12/28/09 SMELL THE COFFEE EYES
back in san francisco before sun up and it’s like coming home from a late night and your lover is still sleeping and not wanting to make too much noise, not wanting to disturb her small, sleepy breaths with your crude stumbling, with your clumsy awakeness. i can’t stand to be at home and awake at this hour, even after a week away from my cozy confines, i need to get out of the house and touch the asphalt, come back later after the sun has gotten her first kicks in. i beat it to the mission and touch down on 24th street as the stars fade out and the coffee shop doors creak open and the bleary eyed barista makes a hand signal as i enter stage right and order a turkish coffee, light milk, light sugar. who is awake at this hour?

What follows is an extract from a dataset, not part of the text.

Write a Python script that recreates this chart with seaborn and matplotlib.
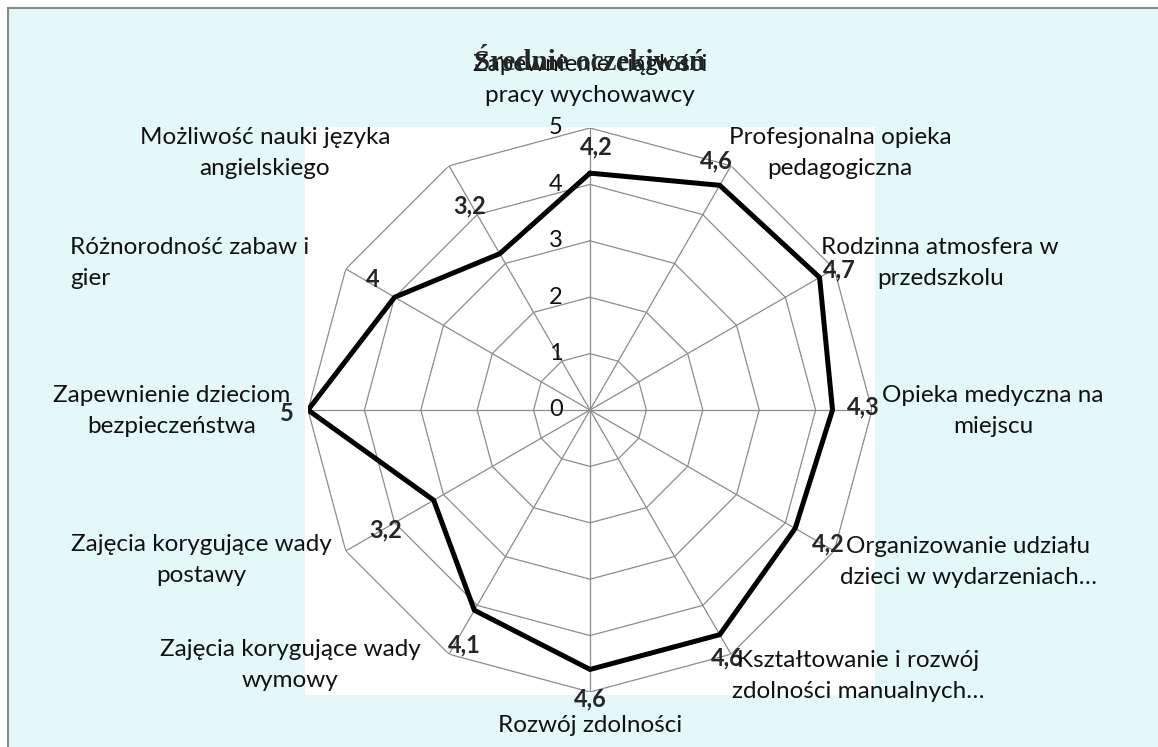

two female police officers who look entirely too kind to be dawning the ugly blue slacks and heavy black pistols of the SFPD; a tourist with a triple A guide of our fair environs asking questions on his cell phone about tours of muir woods and negotiating hotels, car rental, making plans; the aforementioned sleepy eyed barista; a reasonably well known beat poet anxiously asking for the time and lamenting the lateness of a friend, hedging his bets, getting ready to leave now, it’s been thirty minutes and that’s just too many minutes he says; a couple of construction workers with the hard work still ahead of them; the owner of the coffee shop who is too eager to talk it up with the police officers, too eager to place them in a crystal sequined box, too eager to embrace america, too eager to turn away when i fix him with my eyes, hard and accusing eyes, wild and wide open eyes, big laser beam lazuras eyes, stop sucking america’s dick eyes, why are those cops more important than anyone else eyes, fuck you eyes, empathetic eyes, have a good cry eyes, wake up and smell the coffee eyes.